▸ **Objective**:
Repeat exactly the lines running from the first line of the data to the line containing "type P = [number, number];", both ends included, and nothing else; drop the pictures.
------ Information provided
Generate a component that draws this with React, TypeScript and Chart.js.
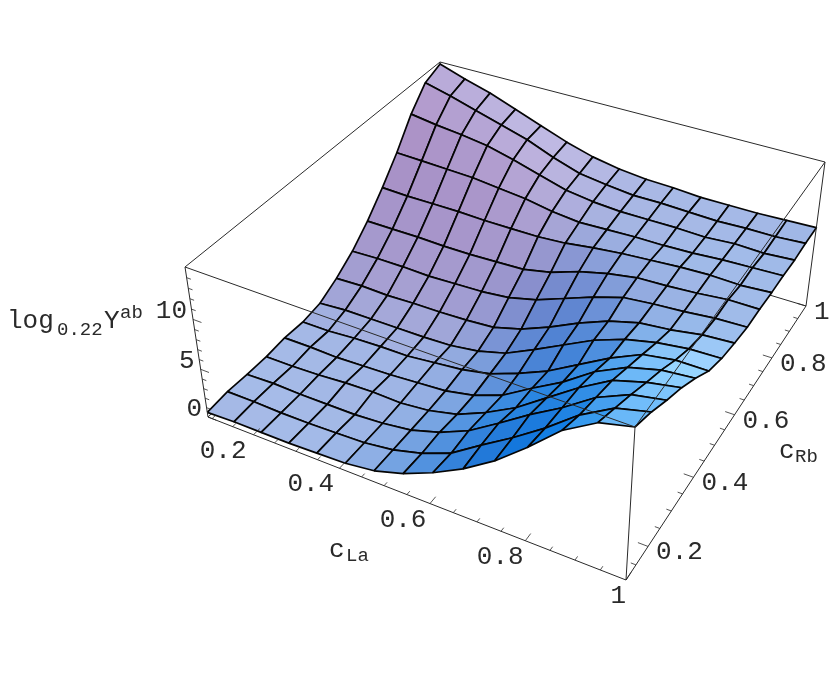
import React, { useEffect, useRef } from "react";
import { Chart, registerables } from "chart.js";
Chart.register(...registerables);

// log_0.22 Y^ab, one row per c_Rb grid value, one column per c_La grid value
const cLaGrid = [0.09,0.155,0.22,0.285,0.35,0.415,0.48,0.545,0.61,0.675,0.74,0.805,0.87,0.935,1];
const cRbGrid = [0.11,0.174,0.237,0.301,0.364,0.428,0.491,0.555,0.619,0.682,0.746,0.809,0.873,0.936,1];
const zRb00 = [0.5,0.6,0.6,0.6,0.7,0.8,1.2,2.1,3.4,5.0,7.0,9.5,12.3,14.2,15.0];
const zRb01 = [0.7,0.7,0.6,0.6,0.7,0.8,1.2,2.0,3.2,5.2,7.1,9.2,11.6,13.4,14.2];
const zRb02 = [0.6,0.7,0.6,0.6,0.6,0.8,1.2,2.1,3.4,5.3,7.3,9.1,11.2,12.6,13.2];
const zRb03 = [0.6,0.6,0.7,0.9,1.0,0.9,1.2,1.9,3.2,4.8,6.9,9.0,10.8,11.7,12.3];
const zRb04 = [0.8,0.8,0.7,0.8,0.9,1.1,1.3,1.9,3.0,4.8,6.5,8.6,10.1,10.9,11.2];
const zRb05 = [0.7,0.7,0.9,1.0,1.0,1.3,1.6,2.2,3.3,4.6,6.3,8.0,9.4,9.9,9.9];
const zRb06 = [1.0,1.2,1.2,1.2,1.2,1.3,1.7,2.5,3.9,5.4,6.9,8.0,8.7,9.1,9.2];
const zRb07 = [2.0,2.1,2.0,2.1,2.1,2.2,2.4,3.2,4.4,5.8,7.0,7.8,8.1,8.6,8.8];
const zRb08 = [3.3,3.4,3.4,3.3,3.4,3.5,3.8,4.5,5.6,6.7,7.6,7.9,8.1,8.4,8.5];
const zRb09 = [5.0,5.0,5.0,4.9,4.9,5.0,5.1,5.7,6.7,7.4,7.9,8.0,8.2,8.5,8.5];
const zRb10 = [7.1,7.0,7.0,7.0,6.9,6.9,6.9,7.1,7.5,7.8,8.0,8.2,8.3,8.2,8.4];
const zRb11 = [9.4,9.3,9.2,9.1,8.8,8.5,8.0,7.7,7.8,7.9,7.9,8.0,8.2,8.3,8.4];
const zRb12 = [12.1,11.7,11.4,11.0,10.3,9.5,8.7,8.3,8.1,8.1,8.1,8.0,8.2,8.1,8.3];
const zRb13 = [14.1,13.4,12.6,11.8,11.0,9.9,9.0,8.6,8.3,8.3,8.2,8.1,8.2,8.2,8.4];
const zRb14 = [14.8,13.9,13.1,12.1,11.1,10.1,9.3,8.8,8.5,8.4,8.2,8.2,8.2,8.3,8.4];
const zRows = [zRb00,zRb01,zRb02,zRb03,zRb04,zRb05,zRb06,zRb07,zRb08,zRb09,zRb10,zRb11,zRb12,zRb13,zRb14];

const cLaTicksMajor = [0.2,0.4,0.6,0.8,1];
const cLaTicksMinor = [0.1,0.15,0.25,0.3,0.35,0.45,0.5,0.55,0.65,0.7,0.75,0.85,0.9,0.95];
const cRbTicksMajor = [0.2,0.4,0.6,0.8,1];
const cRbTicksMinor = [0.15,0.25,0.3,0.35,0.45,0.5,0.55,0.65,0.7,0.75,0.85,0.9,0.95];
const zTicksMajor = [0,5,10];
const zTicksMinor = [1,2,3,4,6,7,8,9,11,12,13,14];

const zTop = 15, laMin = 0.09, rbMin = 0.11;
type P = [number, number];

// Box corners of the perspective view, [c_La,c_Rb]: (min,min) (max,min) (max,max) (min,max)
const floorQuad: P[] = [[208,417],[626,580],[806,306],[445,197]];
const topQuad: P[] = [[185,267],[635,427],[825,162],[440,62]];

function quad(q: P[], u: number, v: number): P {
  const [p0,p1,p2,p3] = q;
  const dx1=p1[0]-p2[0],dx2=p3[0]-p2[0],sx=p0[0]-p1[0]+p2[0]-p3[0];
  const dy1=p1[1]-p2[1],dy2=p3[1]-p2[1],sy=p0[1]-p1[1]+p2[1]-p3[1];
  const det=dx1*dy2-dx2*dy1;
  const g=(sx*dy2-dx2*sy)/det,h=(dx1*sy-sx*dy1)/det;
  const a=p1[0]-p0[0]+g*p1[0],b=p3[0]-p0[0]+h*p3[0],c=p0[0];
  const d=p1[1]-p0[1]+g*p1[1],e=p3[1]-p0[1]+h*p3[1],f=p0[1];
  const w=g*u+h*v+1;
  return [(a*u+b*v+c)/w,(d*u+e*v+f)/w];
}
function project(la: number, rb: number, z: number) {
  const u=(la-laMin)/(1-laMin), v=(rb-rbMin)/(1-rbMin), w=z/zTop;
  const F=quad(floorQuad,u,v), T=quad(topQuad,u,v);
  const dt=1-0.1372*u+0.2365*v, db=dt+0.0735;
  const wb=(1-w)*db, wt=w*dt, s=wb+wt;
  return { x:(wb*F[0]+wt*T[0])/s, y:(wb*F[1]+wt*T[1])/s };
}

// Shading from the facet's local slope (box ratios 1:1:0.4), taken over its neighbours
function cellColor(i: number, j: number) {
  const k=0.4*14/zTop;
  const z=(a:number,b:number)=>zRows[Math.max(0,Math.min(14,b))][Math.max(0,Math.min(14,a))];
  let du=0,dv=0,cnt=0;
  for(let b=-1;b<=1;b++) for(let a=-1;a<=1;a++){
    const ii=Math.max(0,Math.min(13,i+a)), jj=Math.max(0,Math.min(13,j+b));
    const wgt=(a===0?2:1)*(b===0?2:1);
    du+=wgt*(z(ii+1,jj)+z(ii+1,jj+1)-z(ii,jj)-z(ii,jj+1))/2;
    dv+=wgt*(z(ii,jj+1)+z(ii+1,jj+1)-z(ii,jj)-z(ii+1,jj))/2;
    cnt+=wgt;
  }
  const sx=-k*du/cnt, sy=-k*dv/cnt, len=Math.hypot(sx,sy,1);
  const nx=sx/len, ny=sy/len;
  const lo=(a:number)=>Math.min(a,0), hi=(a:number)=>Math.max(a,0);
  const R=0.65+0.45*lo(nx)-0.7*lo(nx)*lo(nx)+0.3*hi(nx);
  const G=0.735+0.25*lo(nx)-0.3*lo(nx)*lo(nx)+0.05*hi(nx)+0.255*lo(ny)+0.4*hi(ny);
  const B=0.91+0.09*lo(nx)+0.2*lo(ny)+0.35*hi(ny);
  const ch=[R,G,B].map(c=>Math.round(255*Math.min(1,Math.max(0,c))));
  return `rgb(${ch[0]},${ch[1]},${ch[2]})`;
}
const lineDs=(pts:{x:number,y:number}[],order:number,width=1,color="#2a2a2a")=>({
  type:"scatter" as const,data:pts,showLine:true,borderColor:color,borderWidth:width,
  pointRadius:0,fill:false,order,clip:false,tension:0,
});
const LA0=laMin,LA1=1,RB0=rbMin,RB1=1;
function buildDatasets(){
  const ds:any[]=[];
  let ord=100000;
  const back:[number,number,number][][]=[
    [[LA0,RB0,zTop],[LA0,RB1,zTop]],[[LA0,RB1,zTop],[LA1,RB1,zTop]],
    [[LA0,RB1,0],[LA1,RB1,0]],[[LA0,RB0,0],[LA0,RB1,0]],[[LA0,RB1,0],[LA0,RB1,zTop]],
  ];
  back.forEach(s=>ds.push(lineDs(s.map(p=>project(p[0],p[1],p[2])),ord--)));
  for(let j=13;j>=0;j--) for(let i=0;i<14;i++){
    const pts=[[i,j],[i+1,j],[i+1,j+1],[i,j+1],[i,j]].map(([a,b])=>project(cLaGrid[a],cRbGrid[b],zRows[b][a]));
    ds.push({type:"scatter",data:pts,showLine:true,backgroundColor:cellColor(i,j),borderColor:"#050505",borderWidth:1.7,
      borderJoinStyle:"round",pointRadius:0,fill:"shape",order:ord--,clip:false,tension:0});
  }
  const front:[number,number,number][][]=[
    [[LA0,RB0,zTop],[LA1,RB0,zTop]],[[LA1,RB0,zTop],[LA1,RB1,zTop]],
    [[LA0,RB0,0],[LA0,RB0,zTop]],[[LA1,RB1,0],[LA1,RB1,zTop]],
    [[LA0,RB0,0],[LA1,RB0,0]],[[LA1,RB0,0],[LA1,RB1,0]],[[LA1,RB0,0],[LA1,RB0,zTop]],
  ];
  front.forEach(s=>ds.push(lineDs(s.map(p=>project(p[0],p[1],p[2])),ord--)));
  const tick=(a:[number,number,number],b:[number,number,number])=>ds.push(lineDs([project(...a),project(...b)],ord--,0.8));
  cLaTicksMajor.forEach(c=>tick([c,RB0,0],[c,RB0+0.02,0]));
  cLaTicksMinor.forEach(c=>tick([c,RB0,0],[c,RB0+0.01,0]));
  cRbTicksMajor.forEach(c=>tick([LA1,c,0],[LA1-0.02,c,0]));
  cRbTicksMinor.forEach(c=>tick([LA1,c,0],[LA1-0.01,c,0]));
  zTicksMajor.forEach(z=>tick([LA0,RB0,z],[LA0+0.02,RB0,z]));
  zTicksMinor.forEach(z=>tick([LA0,RB0,z],[LA0+0.01,RB0,z]));
  return ds;
}
const MAIN="26px 'Liberation Mono'", SUB="19px 'Liberation Mono'", INK="#2a2a2a";
const labels={
  id:"labels",
  afterDraw(chart:any){
    const c=chart.ctx,sx=chart.scales.x,sy=chart.scales.y;
    const put=(t:string,x:number,y:number,font:string,align:CanvasTextAlign="left")=>{
      c.font=font;c.fillStyle=INK;c.textAlign=align;c.textBaseline="alphabetic";c.fillText(t,x,y);
    };
    const txt=(t:number)=>String(t);
    cLaTicksMajor.forEach(v=>{
      const p=project(v,RB0,0);
      put(txt(v),sx.getPixelForValue(p.x)-7+7*(v-0.2)/0.8,sy.getPixelForValue(p.y)+23,MAIN,"right");
    });
    cRbTicksMajor.forEach(v=>{
      const p=project(LA1,v,0);
      put(txt(v),sx.getPixelForValue(p.x)+8,sy.getPixelForValue(p.y)+13,MAIN,"left");
    });
    zTicksMajor.forEach(v=>{
      const p=project(LA0,RB0,v);
      put(txt(v),sx.getPixelForValue(p.x)-6,sy.getPixelForValue(p.y)-1,MAIN,"right");
    });
    put("log",7,328,MAIN);put("0.22",57,335,SUB);put("Y",104,328,MAIN);put("ab",120,318,SUB);
    put("c",329,557,MAIN);put("La",346,561,SUB);
    put("c",779,458,MAIN);put("Rb",795,462,SUB);
  },
};
export default function App(){
  const ref=useRef<HTMLCanvasElement>(null);
  useEffect(()=>{
    const c=new Chart(ref.current!,{
      type:"scatter",
      data:{datasets:buildDatasets()},
      options:{animation:false,responsive:false,
        layout:{padding:0},
        plugins:{legend:{display:false},tooltip:{enabled:false},filler:{propagate:false,drawTime:"beforeDatasetDraw"}},
        scales:{x:{type:"linear",min:0,max:830,display:false},y:{type:"linear",min:0,max:674,reverse:true,display:false}},
      },
      plugins:[labels],
    } as any);
    return ()=>c.destroy();
  },[]);
  return <div style={{position:"absolute",left:0,top:0,width:830,height:674,background:"#fff"}}>
    <canvas ref={ref} width={830} height={674} style={{display:"block"}}/>
  </div>;
}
------------
▸ **Reply**:
Generate a component that draws this with React, TypeScript and Chart.js.
import React, { useEffect, useRef } from "react";
import { Chart, registerables } from "chart.js";
Chart.register(...registerables);

// log_0.22 Y^ab, one row per c_Rb grid value, one column per c_La grid value
const cLaGrid = [0.09,0.155,0.22,0.285,0.35,0.415,0.48,0.545,0.61,0.675,0.74,0.805,0.87,0.935,1];
const cRbGrid = [0.11,0.174,0.237,0.301,0.364,0.428,0.491,0.555,0.619,0.682,0.746,0.809,0.873,0.936,1];
const zRb00 = [0.5,0.6,0.6,0.6,0.7,0.8,1.2,2.1,3.4,5.0,7.0,9.5,12.3,14.2,15.0];
const zRb01 = [0.7,0.7,0.6,0.6,0.7,0.8,1.2,2.0,3.2,5.2,7.1,9.2,11.6,13.4,14.2];
const zRb02 = [0.6,0.7,0.6,0.6,0.6,0.8,1.2,2.1,3.4,5.3,7.3,9.1,11.2,12.6,13.2];
const zRb03 = [0.6,0.6,0.7,0.9,1.0,0.9,1.2,1.9,3.2,4.8,6.9,9.0,10.8,11.7,12.3];
const zRb04 = [0.8,0.8,0.7,0.8,0.9,1.1,1.3,1.9,3.0,4.8,6.5,8.6,10.1,10.9,11.2];
const zRb05 = [0.7,0.7,0.9,1.0,1.0,1.3,1.6,2.2,3.3,4.6,6.3,8.0,9.4,9.9,9.9];
const zRb06 = [1.0,1.2,1.2,1.2,1.2,1.3,1.7,2.5,3.9,5.4,6.9,8.0,8.7,9.1,9.2];
const zRb07 = [2.0,2.1,2.0,2.1,2.1,2.2,2.4,3.2,4.4,5.8,7.0,7.8,8.1,8.6,8.8];
const zRb08 = [3.3,3.4,3.4,3.3,3.4,3.5,3.8,4.5,5.6,6.7,7.6,7.9,8.1,8.4,8.5];
const zRb09 = [5.0,5.0,5.0,4.9,4.9,5.0,5.1,5.7,6.7,7.4,7.9,8.0,8.2,8.5,8.5];
const zRb10 = [7.1,7.0,7.0,7.0,6.9,6.9,6.9,7.1,7.5,7.8,8.0,8.2,8.3,8.2,8.4];
const zRb11 = [9.4,9.3,9.2,9.1,8.8,8.5,8.0,7.7,7.8,7.9,7.9,8.0,8.2,8.3,8.4];
const zRb12 = [12.1,11.7,11.4,11.0,10.3,9.5,8.7,8.3,8.1,8.1,8.1,8.0,8.2,8.1,8.3];
const zRb13 = [14.1,13.4,12.6,11.8,11.0,9.9,9.0,8.6,8.3,8.3,8.2,8.1,8.2,8.2,8.4];
const zRb14 = [14.8,13.9,13.1,12.1,11.1,10.1,9.3,8.8,8.5,8.4,8.2,8.2,8.2,8.3,8.4];
const zRows = [zRb00,zRb01,zRb02,zRb03,zRb04,zRb05,zRb06,zRb07,zRb08,zRb09,zRb10,zRb11,zRb12,zRb13,zRb14];

const cLaTicksMajor = [0.2,0.4,0.6,0.8,1];
const cLaTicksMinor = [0.1,0.15,0.25,0.3,0.35,0.45,0.5,0.55,0.65,0.7,0.75,0.85,0.9,0.95];
const cRbTicksMajor = [0.2,0.4,0.6,0.8,1];
const cRbTicksMinor = [0.15,0.25,0.3,0.35,0.45,0.5,0.55,0.65,0.7,0.75,0.85,0.9,0.95];
const zTicksMajor = [0,5,10];
const zTicksMinor = [1,2,3,4,6,7,8,9,11,12,13,14];

const zTop = 15, laMin = 0.09, rbMin = 0.11;
type P = [number, number];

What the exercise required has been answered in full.